• [Exercise instructions]: Stop at the line containing "XAxis, YAxis, Legend": repeat exactly every line of the entries below from the first up to it, plus that line, with pictures omitted.

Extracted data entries
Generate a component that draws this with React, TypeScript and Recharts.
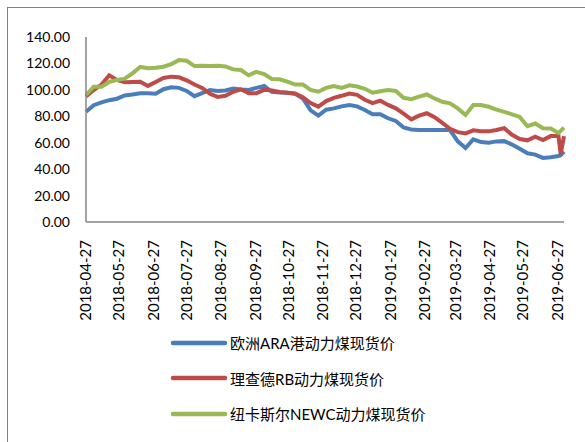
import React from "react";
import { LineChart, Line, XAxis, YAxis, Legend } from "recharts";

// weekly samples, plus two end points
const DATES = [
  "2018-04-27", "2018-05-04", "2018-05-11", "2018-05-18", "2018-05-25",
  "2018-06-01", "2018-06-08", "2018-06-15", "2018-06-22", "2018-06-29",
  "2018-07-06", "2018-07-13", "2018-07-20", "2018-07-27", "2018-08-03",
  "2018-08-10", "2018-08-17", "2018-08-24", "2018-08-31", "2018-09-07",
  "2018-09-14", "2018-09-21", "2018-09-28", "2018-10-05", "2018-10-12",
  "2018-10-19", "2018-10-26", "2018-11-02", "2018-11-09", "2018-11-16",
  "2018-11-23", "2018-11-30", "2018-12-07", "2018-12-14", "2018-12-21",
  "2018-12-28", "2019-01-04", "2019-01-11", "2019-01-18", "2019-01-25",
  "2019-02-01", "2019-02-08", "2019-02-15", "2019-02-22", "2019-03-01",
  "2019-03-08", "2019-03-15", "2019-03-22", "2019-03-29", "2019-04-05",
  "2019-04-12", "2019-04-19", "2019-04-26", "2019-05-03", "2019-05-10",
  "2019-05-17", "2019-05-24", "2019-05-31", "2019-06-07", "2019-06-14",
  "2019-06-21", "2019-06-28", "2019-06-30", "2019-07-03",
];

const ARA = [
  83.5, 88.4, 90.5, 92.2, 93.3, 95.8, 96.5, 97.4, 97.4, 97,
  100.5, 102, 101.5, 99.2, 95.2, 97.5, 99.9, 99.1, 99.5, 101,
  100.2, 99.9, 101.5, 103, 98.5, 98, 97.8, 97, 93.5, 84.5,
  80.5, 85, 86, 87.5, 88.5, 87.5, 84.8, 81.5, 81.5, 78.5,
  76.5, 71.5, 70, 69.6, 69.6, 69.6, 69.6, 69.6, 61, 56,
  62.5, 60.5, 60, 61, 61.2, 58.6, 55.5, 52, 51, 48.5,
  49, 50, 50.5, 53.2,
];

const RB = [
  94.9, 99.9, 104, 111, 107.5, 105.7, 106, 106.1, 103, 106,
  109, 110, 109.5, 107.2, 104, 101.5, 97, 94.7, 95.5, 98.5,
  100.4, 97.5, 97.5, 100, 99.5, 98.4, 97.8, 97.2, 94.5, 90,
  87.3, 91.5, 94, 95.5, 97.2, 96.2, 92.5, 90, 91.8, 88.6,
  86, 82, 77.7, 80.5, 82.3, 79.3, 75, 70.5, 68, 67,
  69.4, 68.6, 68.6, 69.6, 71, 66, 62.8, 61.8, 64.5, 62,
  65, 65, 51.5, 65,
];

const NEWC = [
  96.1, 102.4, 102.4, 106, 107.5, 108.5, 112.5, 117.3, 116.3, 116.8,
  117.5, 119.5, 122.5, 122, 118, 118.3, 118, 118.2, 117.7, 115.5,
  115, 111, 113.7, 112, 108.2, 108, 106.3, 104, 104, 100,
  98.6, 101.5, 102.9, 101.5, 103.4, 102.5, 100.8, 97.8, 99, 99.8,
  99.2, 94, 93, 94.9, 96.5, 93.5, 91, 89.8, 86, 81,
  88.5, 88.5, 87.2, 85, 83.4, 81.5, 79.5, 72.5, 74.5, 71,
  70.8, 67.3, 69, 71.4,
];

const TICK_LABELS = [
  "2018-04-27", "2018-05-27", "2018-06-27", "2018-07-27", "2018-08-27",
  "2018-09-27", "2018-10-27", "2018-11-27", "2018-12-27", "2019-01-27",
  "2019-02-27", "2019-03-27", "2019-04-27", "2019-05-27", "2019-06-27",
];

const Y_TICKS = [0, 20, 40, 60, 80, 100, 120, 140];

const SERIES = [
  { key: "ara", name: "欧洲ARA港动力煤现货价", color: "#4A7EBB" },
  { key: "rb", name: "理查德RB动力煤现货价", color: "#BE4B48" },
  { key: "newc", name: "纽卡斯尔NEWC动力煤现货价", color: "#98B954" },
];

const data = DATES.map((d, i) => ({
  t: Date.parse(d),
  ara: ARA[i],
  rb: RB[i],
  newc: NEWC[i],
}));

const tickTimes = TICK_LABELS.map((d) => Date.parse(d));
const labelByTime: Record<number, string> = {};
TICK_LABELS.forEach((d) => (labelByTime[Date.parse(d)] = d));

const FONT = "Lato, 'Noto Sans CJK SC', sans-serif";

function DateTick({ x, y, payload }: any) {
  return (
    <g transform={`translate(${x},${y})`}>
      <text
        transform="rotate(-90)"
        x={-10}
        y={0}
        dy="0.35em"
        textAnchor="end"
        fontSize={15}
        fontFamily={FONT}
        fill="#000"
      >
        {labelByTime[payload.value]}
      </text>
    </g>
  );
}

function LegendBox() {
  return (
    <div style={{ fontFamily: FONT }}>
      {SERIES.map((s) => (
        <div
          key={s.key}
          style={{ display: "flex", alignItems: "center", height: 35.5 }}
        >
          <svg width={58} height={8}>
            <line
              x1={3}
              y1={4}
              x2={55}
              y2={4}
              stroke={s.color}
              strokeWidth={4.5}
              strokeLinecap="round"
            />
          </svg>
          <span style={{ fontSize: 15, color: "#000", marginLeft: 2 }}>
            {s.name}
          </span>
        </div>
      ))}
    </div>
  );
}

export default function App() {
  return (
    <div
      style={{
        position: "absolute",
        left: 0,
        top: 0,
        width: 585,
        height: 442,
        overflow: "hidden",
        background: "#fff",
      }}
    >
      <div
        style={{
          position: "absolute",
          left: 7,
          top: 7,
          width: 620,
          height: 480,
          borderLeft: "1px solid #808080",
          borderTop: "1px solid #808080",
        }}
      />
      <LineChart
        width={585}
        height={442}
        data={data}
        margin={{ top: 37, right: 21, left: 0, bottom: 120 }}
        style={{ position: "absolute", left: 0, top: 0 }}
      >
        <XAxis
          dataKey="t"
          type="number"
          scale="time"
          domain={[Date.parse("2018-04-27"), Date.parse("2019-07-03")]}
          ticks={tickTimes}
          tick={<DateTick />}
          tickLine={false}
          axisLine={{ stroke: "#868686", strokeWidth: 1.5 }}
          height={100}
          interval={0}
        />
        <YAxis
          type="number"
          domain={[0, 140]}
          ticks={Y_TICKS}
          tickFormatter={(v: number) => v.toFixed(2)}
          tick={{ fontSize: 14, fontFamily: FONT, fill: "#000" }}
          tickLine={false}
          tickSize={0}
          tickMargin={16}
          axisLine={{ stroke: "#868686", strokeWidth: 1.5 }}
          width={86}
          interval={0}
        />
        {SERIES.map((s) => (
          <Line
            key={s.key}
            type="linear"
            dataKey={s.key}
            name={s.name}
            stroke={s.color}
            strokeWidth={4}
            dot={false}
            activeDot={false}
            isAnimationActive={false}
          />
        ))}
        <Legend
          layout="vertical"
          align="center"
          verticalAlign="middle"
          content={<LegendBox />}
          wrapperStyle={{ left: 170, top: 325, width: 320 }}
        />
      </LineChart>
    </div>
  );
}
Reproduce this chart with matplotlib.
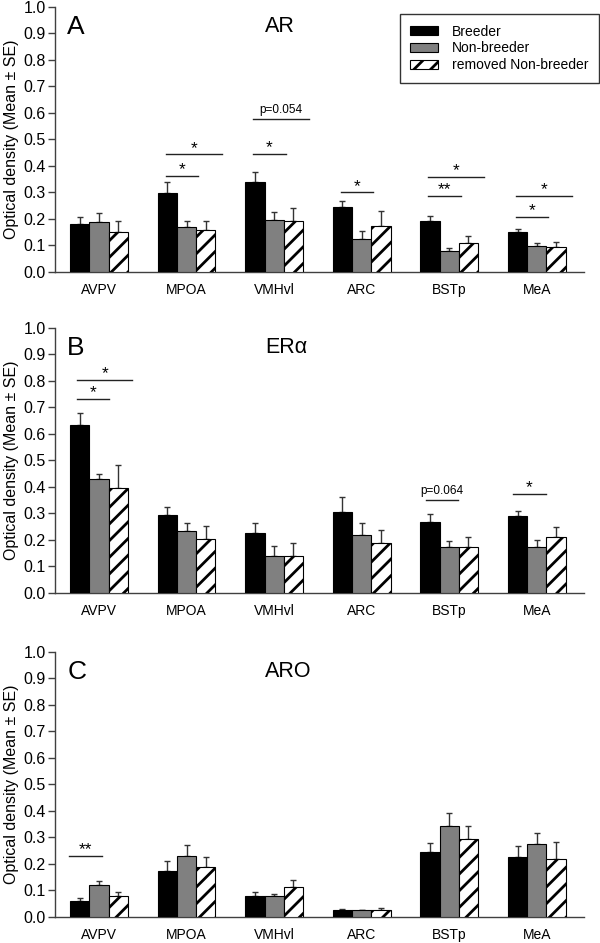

• [Solved exercise]:
Generate a component that draws this with React, TypeScript and Recharts.
import React from "react";
import { LineChart, Line, XAxis, YAxis, Legend } from "recharts";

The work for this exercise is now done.